EXERCISE INSTRUCTIONS =
Reproduce the data below in full and exclude every picture.

COLLECTED MATERIAL =
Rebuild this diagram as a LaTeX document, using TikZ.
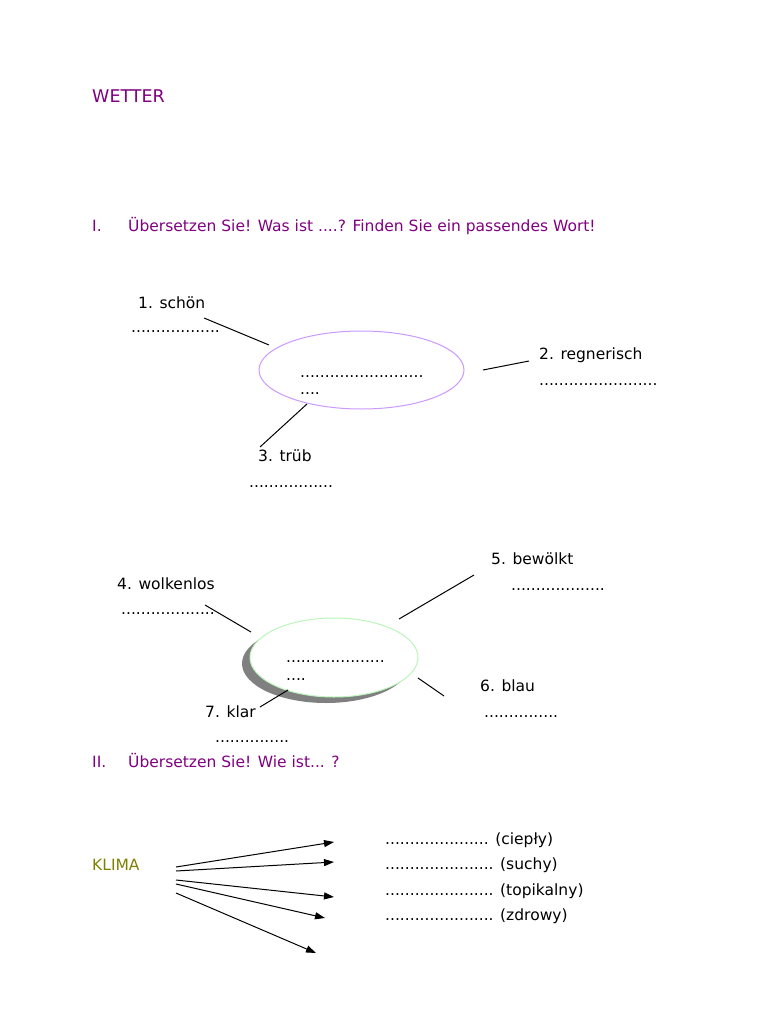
\documentclass[tikz,border=0pt]{standalone}
\usepackage{fontspec}
\setmainfont{DejaVu Sans}
\usetikzlibrary{arrows.meta,shapes.geometric}
\definecolor{wpurple}{HTML}{800080}
\definecolor{wolive}{HTML}{808000}
\definecolor{lilac}{HTML}{CC99FF}
\definecolor{mint}{HTML}{BBF5BB}
\definecolor{shade}{HTML}{808080}
\begin{document}
\begin{tikzpicture}[x=1pt,y=-1pt,
  txt/.style={anchor=base west,inner sep=0pt,font=\fontsize{15.5}{18}\selectfont},
  head/.style={txt,text=wpurple},
  link/.style={draw=black,line width=1pt},
  arr/.style={link,-{Triangle[length=10pt,width=7pt]}},
  bubble/.style={ellipse,inner sep=0pt,line width=1pt}]
\useasboundingbox (0,0) rectangle (768,1024);
\fill[white] (0,0) rectangle (768,1024);

% headings
\node[head,font=\fontsize{17.5}{20}\selectfont] (title) at (92,102.3) {WETTER};
\node[head] (n1) at (92,232) {I.};
\node[head] (t1) at (128,232) {Übersetzen Sie! Was ist ....? Finden Sie ein passendes Wort!};

% group 1
\node[bubble,draw=lilac,minimum width=205pt,minimum height=78pt] (e1) at (361.5,370) {};
\node[txt] (e1a) at (300,377) {.........................};
\node[txt] (e1b) at (300,394) {....};
\node[txt] (w1) at (138,308) {1. schön};
\node[txt] (d1) at (131,332) {..................};
\node[txt] (w2) at (539,359) {2. regnerisch};
\node[txt] (d2) at (539,385) {........................};
\node[txt] (w3) at (258,461) {3. trüb};
\node[txt] (d3) at (249,487) {.................};
\coordinate (l1a) at (204,318); \coordinate (l1b) at (269,345);
\coordinate (l2a) at (483,370); \coordinate (l2b) at (529,361);
\coordinate (l3a) at (307,404); \coordinate (l3b) at (260,447);
\draw[link] (l1a) -- (l1b);
\draw[link] (l2a) -- (l2b);
\draw[link] (l3a) -- (l3b);

% group 2
\node[bubble,fill=shade,minimum width=168pt,minimum height=79pt] (sh) at (326,663.5) {};
\node[bubble,draw=mint,fill=white,minimum width=168pt,minimum height=79pt] (e2) at (334,657.5) {};
\node[txt] (e2a) at (286,662) {....................};
\node[txt] (e2b) at (286,680) {....};
\node[txt] (w5) at (491,564) {5. bewölkt};
\node[txt] (d5) at (511,590) {...................};
\node[txt] (w4) at (117,589) {4. wolkenlos};
\node[txt] (d4) at (121,614) {...................};
\node[txt] (w6) at (480,691) {6. blau};
\node[txt] (d6) at (484,717) {...............};
\node[txt] (w7) at (205,717) {7. klar};
\node[txt] (d7) at (215,742) {...............};
\coordinate (l4a) at (205,605); \coordinate (l4b) at (251,632);
\coordinate (l5a) at (474,575); \coordinate (l5b) at (399,619);
\coordinate (l6a) at (418,678); \coordinate (l6b) at (444,696);
\coordinate (l7a) at (288,690); \coordinate (l7b) at (260,707);
\draw[link] (l4a) -- (l4b);
\draw[link] (l5a) -- (l5b);
\draw[link] (l6a) -- (l6b);
\draw[link] (l7a) -- (l7b);

% section II
\node[head] (n2) at (92,767) {II.};
\node[head] (t2) at (128,767) {Übersetzen Sie! Wie ist... ?};
\node[txt,text=wolive] (klima) at (92,870) {KLIMA};
\coordinate (s1) at (176,867); \coordinate (z1) at (334,842);
\coordinate (s2) at (176,871); \coordinate (z2) at (334,862);
\coordinate (s3) at (176,880); \coordinate (z3) at (334,897);
\coordinate (s4) at (176,884); \coordinate (z4) at (325,918);
\coordinate (s5) at (176,893); \coordinate (z5) at (316,953);
\draw[arr] (s1) -- (z1);
\draw[arr] (s2) -- (z2);
\draw[arr] (s3) -- (z3);
\draw[arr] (s4) -- (z4);
\draw[arr] (s5) -- (z5);
\node[txt] (k1) at (385,844) {..................... (ciepły)};
\node[txt] (k2) at (385,869) {...................... (suchy)};
\node[txt] (k3) at (385,895) {...................... (topikalny)};
\node[txt] (k4) at (385,920) {...................... (zdrowy)};
\end{tikzpicture}
\end{document}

ANSWER =
Rebuild this diagram as a LaTeX document, using TikZ.
\documentclass[tikz,border=0pt]{standalone}
\usepackage{fontspec}
\setmainfont{DejaVu Sans}
\usetikzlibrary{arrows.meta,shapes.geometric}
\definecolor{wpurple}{HTML}{800080}
\definecolor{wolive}{HTML}{808000}
\definecolor{lilac}{HTML}{CC99FF}
\definecolor{mint}{HTML}{BBF5BB}
\definecolor{shade}{HTML}{808080}
\begin{document}
\begin{tikzpicture}[x=1pt,y=-1pt,
  txt/.style={anchor=base west,inner sep=0pt,font=\fontsize{15.5}{18}\selectfont},
  head/.style={txt,text=wpurple},
  link/.style={draw=black,line width=1pt},
  arr/.style={link,-{Triangle[length=10pt,width=7pt]}},
  bubble/.style={ellipse,inner sep=0pt,line width=1pt}]
\useasboundingbox (0,0) rectangle (768,1024);
\fill[white] (0,0) rectangle (768,1024);

% headings
\node[head,font=\fontsize{17.5}{20}\selectfont] (title) at (92,102.3) {WETTER};
\node[head] (n1) at (92,232) {I.};
\node[head] (t1) at (128,232) {Übersetzen Sie! Was ist ....? Finden Sie ein passendes Wort!};

% group 1
\node[bubble,draw=lilac,minimum width=205pt,minimum height=78pt] (e1) at (361.5,370) {};
\node[txt] (e1a) at (300,377) {.........................};
\node[txt] (e1b) at (300,394) {....};
\node[txt] (w1) at (138,308) {1. schön};
\node[txt] (d1) at (131,332) {..................};
\node[txt] (w2) at (539,359) {2. regnerisch};
\node[txt] (d2) at (539,385) {........................};
\node[txt] (w3) at (258,461) {3. trüb};
\node[txt] (d3) at (249,487) {.................};
\coordinate (l1a) at (204,318); \coordinate (l1b) at (269,345);
\coordinate (l2a) at (483,370); \coordinate (l2b) at (529,361);
\coordinate (l3a) at (307,404); \coordinate (l3b) at (260,447);
\draw[link] (l1a) -- (l1b);
\draw[link] (l2a) -- (l2b);
\draw[link] (l3a) -- (l3b);

% group 2
\node[bubble,fill=shade,minimum width=168pt,minimum height=79pt] (sh) at (326,663.5) {};
\node[bubble,draw=mint,fill=white,minimum width=168pt,minimum height=79pt] (e2) at (334,657.5) {};
\node[txt] (e2a) at (286,662) {....................};
\node[txt] (e2b) at (286,680) {....};
\node[txt] (w5) at (491,564) {5. bewölkt};
\node[txt] (d5) at (511,590) {...................};
\node[txt] (w4) at (117,589) {4. wolkenlos};
\node[txt] (d4) at (121,614) {...................};
\node[txt] (w6) at (480,691) {6. blau};
\node[txt] (d6) at (484,717) {...............};
\node[txt] (w7) at (205,717) {7. klar};
\node[txt] (d7) at (215,742) {...............};
\coordinate (l4a) at (205,605); \coordinate (l4b) at (251,632);
\coordinate (l5a) at (474,575); \coordinate (l5b) at (399,619);
\coordinate (l6a) at (418,678); \coordinate (l6b) at (444,696);
\coordinate (l7a) at (288,690); \coordinate (l7b) at (260,707);
\draw[link] (l4a) -- (l4b);
\draw[link] (l5a) -- (l5b);
\draw[link] (l6a) -- (l6b);
\draw[link] (l7a) -- (l7b);

% section II
\node[head] (n2) at (92,767) {II.};
\node[head] (t2) at (128,767) {Übersetzen Sie! Wie ist... ?};
\node[txt,text=wolive] (klima) at (92,870) {KLIMA};
\coordinate (s1) at (176,867); \coordinate (z1) at (334,842);
\coordinate (s2) at (176,871); \coordinate (z2) at (334,862);
\coordinate (s3) at (176,880); \coordinate (z3) at (334,897);
\coordinate (s4) at (176,884); \coordinate (z4) at (325,918);
\coordinate (s5) at (176,893); \coordinate (z5) at (316,953);
\draw[arr] (s1) -- (z1);
\draw[arr] (s2) -- (z2);
\draw[arr] (s3) -- (z3);
\draw[arr] (s4) -- (z4);
\draw[arr] (s5) -- (z5);
\node[txt] (k1) at (385,844) {..................... (ciepły)};
\node[txt] (k2) at (385,869) {...................... (suchy)};
\node[txt] (k3) at (385,895) {...................... (topikalny)};
\node[txt] (k4) at (385,920) {...................... (zdrowy)};
\end{tikzpicture}
\end{document}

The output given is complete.